TASK DESCRIPTION >> Take the line containing "What TikZ code" as the first line and the line containing "(7,7) -- (1062,7);" as the last, and output that span verbatim without any images.

DATASET CONTENT >>
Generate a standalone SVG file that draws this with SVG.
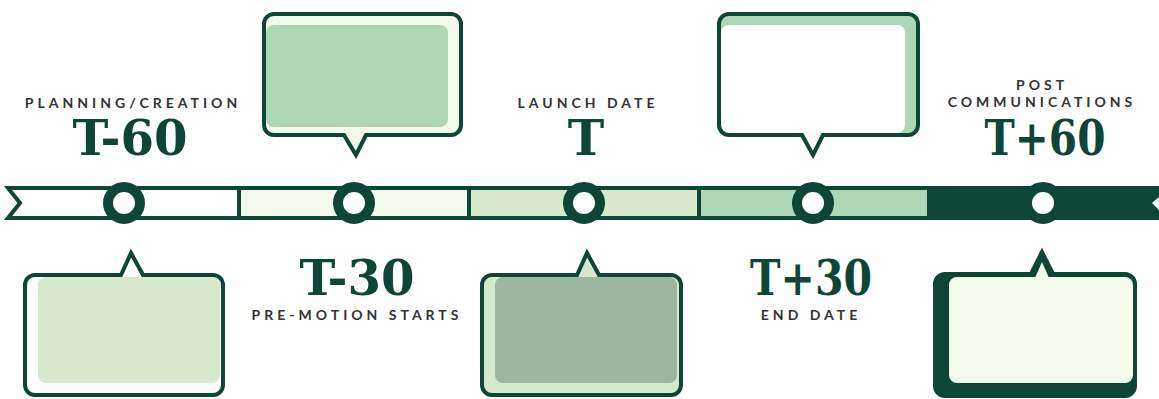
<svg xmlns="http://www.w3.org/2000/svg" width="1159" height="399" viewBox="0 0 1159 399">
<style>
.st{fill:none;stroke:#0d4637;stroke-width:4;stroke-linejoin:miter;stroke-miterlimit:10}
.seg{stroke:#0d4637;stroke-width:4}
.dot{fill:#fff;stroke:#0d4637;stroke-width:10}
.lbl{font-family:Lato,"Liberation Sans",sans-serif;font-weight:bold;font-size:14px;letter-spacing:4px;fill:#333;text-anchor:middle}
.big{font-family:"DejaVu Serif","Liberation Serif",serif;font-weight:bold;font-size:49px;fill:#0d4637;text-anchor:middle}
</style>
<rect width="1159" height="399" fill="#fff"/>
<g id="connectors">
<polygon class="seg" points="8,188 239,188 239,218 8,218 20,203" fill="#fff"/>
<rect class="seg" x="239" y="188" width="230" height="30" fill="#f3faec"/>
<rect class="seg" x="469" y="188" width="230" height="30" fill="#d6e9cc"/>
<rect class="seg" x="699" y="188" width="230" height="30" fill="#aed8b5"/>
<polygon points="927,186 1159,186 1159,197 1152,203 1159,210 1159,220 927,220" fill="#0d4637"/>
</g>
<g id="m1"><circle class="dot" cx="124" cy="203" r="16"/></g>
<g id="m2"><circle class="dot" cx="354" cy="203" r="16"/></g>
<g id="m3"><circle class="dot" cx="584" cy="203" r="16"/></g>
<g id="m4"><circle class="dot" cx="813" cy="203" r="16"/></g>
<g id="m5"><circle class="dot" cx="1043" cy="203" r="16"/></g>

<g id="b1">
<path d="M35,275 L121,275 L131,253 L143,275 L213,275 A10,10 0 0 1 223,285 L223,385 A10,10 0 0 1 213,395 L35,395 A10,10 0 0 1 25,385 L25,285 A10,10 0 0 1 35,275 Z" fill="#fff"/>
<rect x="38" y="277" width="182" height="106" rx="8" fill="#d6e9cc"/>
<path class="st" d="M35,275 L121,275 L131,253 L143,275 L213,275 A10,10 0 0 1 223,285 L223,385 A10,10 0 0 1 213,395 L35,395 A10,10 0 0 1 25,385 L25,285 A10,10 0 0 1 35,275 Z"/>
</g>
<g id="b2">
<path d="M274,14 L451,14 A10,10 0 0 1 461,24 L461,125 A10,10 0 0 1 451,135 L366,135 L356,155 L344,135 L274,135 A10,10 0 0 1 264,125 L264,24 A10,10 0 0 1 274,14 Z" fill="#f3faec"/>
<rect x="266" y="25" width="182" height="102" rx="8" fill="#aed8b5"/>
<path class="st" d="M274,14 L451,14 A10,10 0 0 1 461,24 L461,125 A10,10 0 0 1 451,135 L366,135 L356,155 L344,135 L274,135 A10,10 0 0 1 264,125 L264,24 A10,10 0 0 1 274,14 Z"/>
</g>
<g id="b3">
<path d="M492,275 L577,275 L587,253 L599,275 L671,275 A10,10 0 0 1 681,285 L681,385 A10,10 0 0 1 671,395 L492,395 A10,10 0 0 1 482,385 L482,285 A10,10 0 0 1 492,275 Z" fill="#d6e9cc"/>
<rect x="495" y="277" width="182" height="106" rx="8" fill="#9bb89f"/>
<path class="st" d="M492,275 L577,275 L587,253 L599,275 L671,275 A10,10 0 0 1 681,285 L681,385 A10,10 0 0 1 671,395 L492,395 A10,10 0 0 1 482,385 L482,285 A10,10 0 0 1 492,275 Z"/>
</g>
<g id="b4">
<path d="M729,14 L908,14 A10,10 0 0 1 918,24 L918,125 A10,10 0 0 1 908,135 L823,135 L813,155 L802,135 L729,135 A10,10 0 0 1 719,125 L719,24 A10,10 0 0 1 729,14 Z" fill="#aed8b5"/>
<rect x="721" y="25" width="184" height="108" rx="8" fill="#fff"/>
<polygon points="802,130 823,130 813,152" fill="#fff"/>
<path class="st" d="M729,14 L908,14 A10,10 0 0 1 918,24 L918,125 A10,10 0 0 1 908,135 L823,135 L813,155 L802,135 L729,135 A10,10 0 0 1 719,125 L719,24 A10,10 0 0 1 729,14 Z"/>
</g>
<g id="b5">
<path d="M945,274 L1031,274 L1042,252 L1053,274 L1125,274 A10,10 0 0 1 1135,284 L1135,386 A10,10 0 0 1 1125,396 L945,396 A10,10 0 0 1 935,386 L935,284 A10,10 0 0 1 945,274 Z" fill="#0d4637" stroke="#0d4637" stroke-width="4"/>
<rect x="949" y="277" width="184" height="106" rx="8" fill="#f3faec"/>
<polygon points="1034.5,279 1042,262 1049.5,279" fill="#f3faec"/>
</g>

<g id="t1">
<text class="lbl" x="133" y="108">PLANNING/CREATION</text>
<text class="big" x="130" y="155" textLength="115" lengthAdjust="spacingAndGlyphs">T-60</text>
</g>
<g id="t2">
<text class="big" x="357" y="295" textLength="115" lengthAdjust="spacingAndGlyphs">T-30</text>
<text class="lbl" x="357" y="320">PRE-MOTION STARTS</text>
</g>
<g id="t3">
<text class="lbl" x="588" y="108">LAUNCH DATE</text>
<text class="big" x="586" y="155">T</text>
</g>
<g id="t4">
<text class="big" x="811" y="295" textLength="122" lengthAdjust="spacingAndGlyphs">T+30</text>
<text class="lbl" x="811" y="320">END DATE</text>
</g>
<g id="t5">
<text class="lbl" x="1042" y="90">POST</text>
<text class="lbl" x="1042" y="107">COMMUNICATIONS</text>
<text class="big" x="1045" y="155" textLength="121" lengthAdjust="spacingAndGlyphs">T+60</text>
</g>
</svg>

==

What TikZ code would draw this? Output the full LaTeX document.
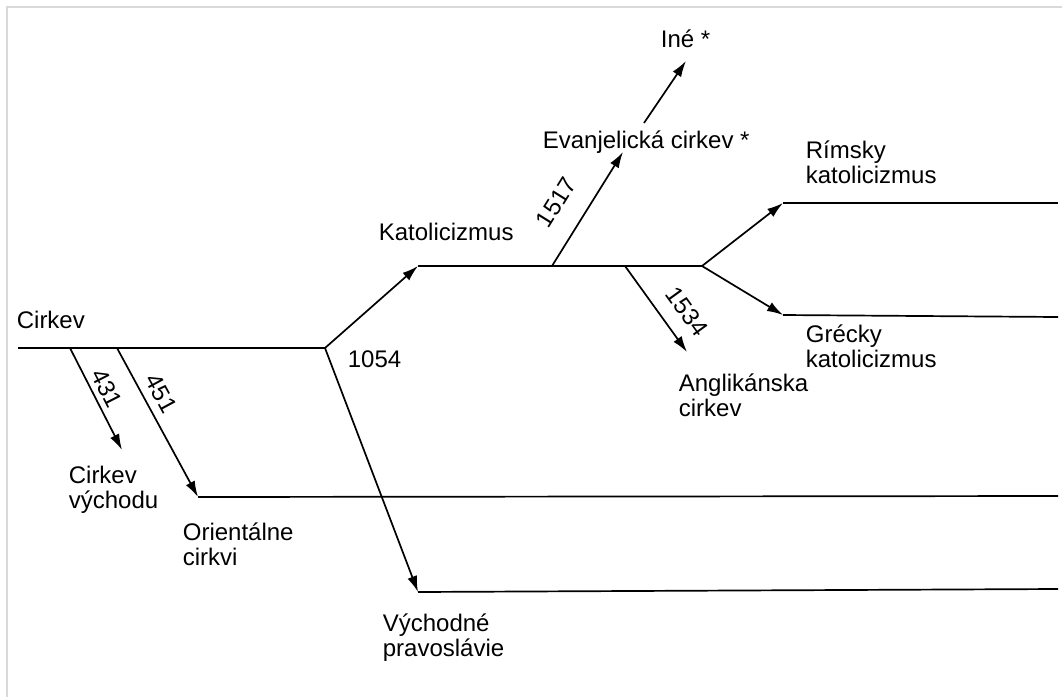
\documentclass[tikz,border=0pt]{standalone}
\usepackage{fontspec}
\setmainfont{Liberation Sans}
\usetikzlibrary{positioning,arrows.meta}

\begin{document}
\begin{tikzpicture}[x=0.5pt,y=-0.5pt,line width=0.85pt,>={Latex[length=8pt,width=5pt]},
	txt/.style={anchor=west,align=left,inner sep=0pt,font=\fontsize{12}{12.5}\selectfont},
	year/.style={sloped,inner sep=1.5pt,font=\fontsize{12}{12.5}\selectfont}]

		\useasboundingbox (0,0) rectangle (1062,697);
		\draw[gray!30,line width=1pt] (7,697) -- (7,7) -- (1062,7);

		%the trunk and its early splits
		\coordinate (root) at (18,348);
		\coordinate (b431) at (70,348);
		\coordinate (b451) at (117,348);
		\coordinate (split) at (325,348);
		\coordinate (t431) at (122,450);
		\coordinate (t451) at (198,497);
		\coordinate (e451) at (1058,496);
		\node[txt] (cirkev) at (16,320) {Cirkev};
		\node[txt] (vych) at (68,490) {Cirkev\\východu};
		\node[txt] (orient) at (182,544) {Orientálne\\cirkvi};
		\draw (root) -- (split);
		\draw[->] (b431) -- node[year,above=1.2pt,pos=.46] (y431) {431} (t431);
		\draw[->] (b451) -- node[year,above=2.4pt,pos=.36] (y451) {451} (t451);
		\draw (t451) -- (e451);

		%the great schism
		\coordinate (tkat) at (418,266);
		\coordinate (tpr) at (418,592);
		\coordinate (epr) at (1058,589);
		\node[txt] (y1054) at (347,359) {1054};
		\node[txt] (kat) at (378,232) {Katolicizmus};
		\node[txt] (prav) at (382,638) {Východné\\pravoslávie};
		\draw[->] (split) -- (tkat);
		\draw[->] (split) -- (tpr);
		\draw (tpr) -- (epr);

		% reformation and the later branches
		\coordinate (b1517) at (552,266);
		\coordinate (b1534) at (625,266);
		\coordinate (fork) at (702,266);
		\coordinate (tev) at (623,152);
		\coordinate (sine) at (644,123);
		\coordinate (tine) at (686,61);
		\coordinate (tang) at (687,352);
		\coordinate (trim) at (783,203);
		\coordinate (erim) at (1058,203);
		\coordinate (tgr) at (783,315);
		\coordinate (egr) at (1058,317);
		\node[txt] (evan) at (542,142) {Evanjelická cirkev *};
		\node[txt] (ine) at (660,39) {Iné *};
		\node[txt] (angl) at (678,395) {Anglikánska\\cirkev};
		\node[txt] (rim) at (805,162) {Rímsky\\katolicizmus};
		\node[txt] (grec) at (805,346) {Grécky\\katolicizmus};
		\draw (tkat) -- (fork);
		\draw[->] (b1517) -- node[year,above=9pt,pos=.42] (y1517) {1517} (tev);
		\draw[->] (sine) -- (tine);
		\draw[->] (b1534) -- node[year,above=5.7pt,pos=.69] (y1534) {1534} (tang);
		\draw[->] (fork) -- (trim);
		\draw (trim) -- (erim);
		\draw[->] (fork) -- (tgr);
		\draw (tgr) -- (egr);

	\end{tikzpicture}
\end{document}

---

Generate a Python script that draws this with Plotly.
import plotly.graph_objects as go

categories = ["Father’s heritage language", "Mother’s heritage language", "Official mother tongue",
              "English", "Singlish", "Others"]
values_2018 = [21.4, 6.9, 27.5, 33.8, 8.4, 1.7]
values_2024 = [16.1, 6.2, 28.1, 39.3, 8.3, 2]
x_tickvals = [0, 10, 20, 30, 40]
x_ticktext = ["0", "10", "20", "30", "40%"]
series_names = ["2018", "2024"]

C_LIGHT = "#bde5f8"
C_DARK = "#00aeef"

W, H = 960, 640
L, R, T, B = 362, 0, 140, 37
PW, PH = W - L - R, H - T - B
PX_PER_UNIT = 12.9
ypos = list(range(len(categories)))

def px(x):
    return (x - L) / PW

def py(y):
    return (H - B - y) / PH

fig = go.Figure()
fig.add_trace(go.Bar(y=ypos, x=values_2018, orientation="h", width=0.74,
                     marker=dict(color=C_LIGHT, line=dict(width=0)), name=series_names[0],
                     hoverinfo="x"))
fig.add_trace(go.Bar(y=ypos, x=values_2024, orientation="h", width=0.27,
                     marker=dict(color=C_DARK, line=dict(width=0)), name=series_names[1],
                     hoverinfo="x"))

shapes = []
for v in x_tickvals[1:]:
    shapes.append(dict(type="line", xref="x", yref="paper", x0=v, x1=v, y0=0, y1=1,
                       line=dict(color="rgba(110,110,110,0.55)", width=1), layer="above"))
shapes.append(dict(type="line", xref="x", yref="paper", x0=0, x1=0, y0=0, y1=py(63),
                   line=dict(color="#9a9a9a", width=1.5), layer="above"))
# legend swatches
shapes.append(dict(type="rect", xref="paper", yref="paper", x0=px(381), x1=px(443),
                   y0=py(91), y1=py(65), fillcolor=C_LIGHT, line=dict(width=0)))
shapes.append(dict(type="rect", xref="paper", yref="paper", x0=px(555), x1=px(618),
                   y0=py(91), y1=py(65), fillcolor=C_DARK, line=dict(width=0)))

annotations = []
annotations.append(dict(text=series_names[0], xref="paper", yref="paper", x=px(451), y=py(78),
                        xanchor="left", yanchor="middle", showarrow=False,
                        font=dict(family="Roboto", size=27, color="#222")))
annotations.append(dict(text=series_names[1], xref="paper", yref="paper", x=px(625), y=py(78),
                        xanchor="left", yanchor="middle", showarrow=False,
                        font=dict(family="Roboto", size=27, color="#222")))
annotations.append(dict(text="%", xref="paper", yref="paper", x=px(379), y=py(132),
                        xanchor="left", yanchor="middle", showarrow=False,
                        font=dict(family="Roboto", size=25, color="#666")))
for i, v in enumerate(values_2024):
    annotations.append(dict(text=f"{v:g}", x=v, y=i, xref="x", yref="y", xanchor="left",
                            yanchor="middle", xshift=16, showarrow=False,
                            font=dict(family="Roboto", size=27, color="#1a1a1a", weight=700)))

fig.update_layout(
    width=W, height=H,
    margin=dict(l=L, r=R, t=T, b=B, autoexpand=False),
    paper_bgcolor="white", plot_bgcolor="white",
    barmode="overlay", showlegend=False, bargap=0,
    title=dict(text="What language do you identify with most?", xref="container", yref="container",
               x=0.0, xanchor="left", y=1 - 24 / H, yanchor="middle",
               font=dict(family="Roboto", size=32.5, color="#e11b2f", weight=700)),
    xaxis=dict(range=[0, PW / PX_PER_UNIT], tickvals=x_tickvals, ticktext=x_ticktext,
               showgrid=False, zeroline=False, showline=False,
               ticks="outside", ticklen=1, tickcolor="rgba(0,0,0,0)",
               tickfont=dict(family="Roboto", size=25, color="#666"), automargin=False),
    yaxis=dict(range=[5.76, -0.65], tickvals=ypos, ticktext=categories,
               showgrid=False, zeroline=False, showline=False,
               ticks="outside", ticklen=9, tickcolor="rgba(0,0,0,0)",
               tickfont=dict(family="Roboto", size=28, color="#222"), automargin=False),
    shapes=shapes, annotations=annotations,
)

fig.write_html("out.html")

ANSWER TO THIS PROBLEM >>
What TikZ code would draw this? Output the full LaTeX document.
\documentclass[tikz,border=0pt]{standalone}
\usepackage{fontspec}
\setmainfont{Liberation Sans}
\usetikzlibrary{positioning,arrows.meta}

\begin{document}
\begin{tikzpicture}[x=0.5pt,y=-0.5pt,line width=0.85pt,>={Latex[length=8pt,width=5pt]},
	txt/.style={anchor=west,align=left,inner sep=0pt,font=\fontsize{12}{12.5}\selectfont},
	year/.style={sloped,inner sep=1.5pt,font=\fontsize{12}{12.5}\selectfont}]

		\useasboundingbox (0,0) rectangle (1062,697);
		\draw[gray!30,line width=1pt] (7,697) -- (7,7) -- (1062,7);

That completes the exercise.